Cheap. Small JSON payloads; list+get requests; very low cost at fleet scale.
Naturally multi-tenant. Prefix-based key layout scopes signal isolation.

S3 limitations to work around¶

Not a push substrate by default — consumers must poll, or the bucket must be configured to emit S3 Event Notifications (SNS/SQS/EventBridge) that push-forward to consumers.
Eventual consistency for list operations (historically; now read-after-write for GET/PUT is strongly consistent in modern S3, but LIST remains eventually consistent). Consumers should poll by GET on known keys, not LIST.
At-least-once delivery at best. Consumers must deduplicate against local state.

The Slack signal schema¶

The key layout is two-level: chef-run-triggers/<stack>/<env> with the producer writing a JSON payload that carries:

Splay — per-signal jitter value (see concepts/splay-randomised-run-jitter).
Timestamp — RFC 3339 time of the promotion.
ManifestRecord — the full artifact manifest:
version — the version promoted.
chef_shard — the Chef stack this signal is for (duplicated in the key path for routing convenience).
datetime — Unix time.
latest_commit_hash — git commit the cookbook was built from.
manifest_content — nested:
- base_version
- latest_commit_hash (dup)
- author
- cookbook_versions — map of cookbook name → version
- site_cookbook_versions — site-specific cookbooks (apache2, squid, etc.)
s3_bucket + s3_key — where the .tar.gz artifact itself lives (a separate S3 object, pointed to from the signal).
ttl — expiry for the signal.
upload_complete — boolean confirming the artifact is fully uploaded before the signal was written (producer- side ordering guarantee).

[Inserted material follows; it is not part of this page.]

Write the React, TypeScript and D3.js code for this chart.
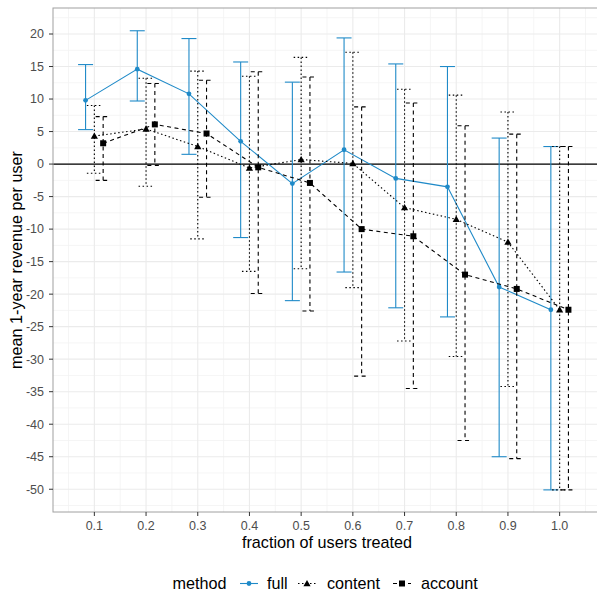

The upload_complete flag is the producer-side ordering discipline — write the artifact to S3 first, then write the signal with upload_complete: true. Without this, a consumer could read the signal, pull the artifact, and find it partially uploaded.

Design trade-offs¶

Per-category key (Slack's choice) vs per-consumer key. Per-category keys scale to M consumers at O(1) producer cost, but consumers in the same category read the same signal. Per- consumer keys permit node-specific targeting but multiply producer cost by fleet size. Slack uses per-category because all nodes in an environment are supposed to apply the same cookbook version.
Key naming reflects routing. Slack's two-level layout <stack>/<env> encodes both axes a consumer uses to pick its signal. Deeper hierarchies (e.g., <stack>/<env>/<service>/) would permit finer-grain signals but increase producer complexity.
JSON vs binary payload. JSON is human-readable, self- describing, easy to extend; binary (protobuf / MessagePack) is smaller but needs a schema registry. For small fleet- config signals, JSON's cost is negligible.
Polling vs S3 Event Notifications. Polling is simpler (Summoner on every node just GETs the key on a timer) but adds per-node per-poll latency. Event notifications fan out through SNS or SQS to subscribed consumers, lower latency but more operational surface. Slack's post does not disclose which they use.

Sibling instances on the wiki at other altitudes¶

S3 at other altitudes of the wiki's corpus:

Primary CDC log store (Segment's change-data-capture for DynamoDB pipeline) — see patterns/object-store-as-cdc-log-store. S3 is the authoritative changelog, not a cold tier.
Cold tier under streaming brokers (Redpanda Tiered Storage) — patterns/tiered-storage-to-object-store. S3 is a cheap-and-slow backing store below the local-disk hot tier.
Primary data store for object uploads — the canonical S3 use case at infinite altitudes.

Slack's usage canonicalises S3 as a config-management signal bus — a new altitude for the wiki's S3 coverage: fleet-wide pull-model fanout at low write rate with small JSON payloads.

Caveats¶

Not a general pub/sub replacement. S3-as-signal-bus works for write-few-read-many, eventual-consistency- tolerant, small-payload workloads. High-throughput or low-latency pub/sub needs dedicated substrate (Kafka, SNS, etc.).
Polling cost can surprise. At fleet scale M, polling interval T, the GET-request rate is M/T per second on the signal key. Depending on T and M, S3 request costs can become material.
Signal idempotency is a consumer responsibility. S3 doesn't provide exactly-once semantics; consumers must deduplicate using local state.

Seen in¶

sources/2025-10-23-slack-advancing-our-chef-infrastructure-safety-without-disruption — canonical: Chef Librarian writes per-env signals to chef-run-triggers/<stack>/<env>, Chef Summoner on every node consumes its specific key.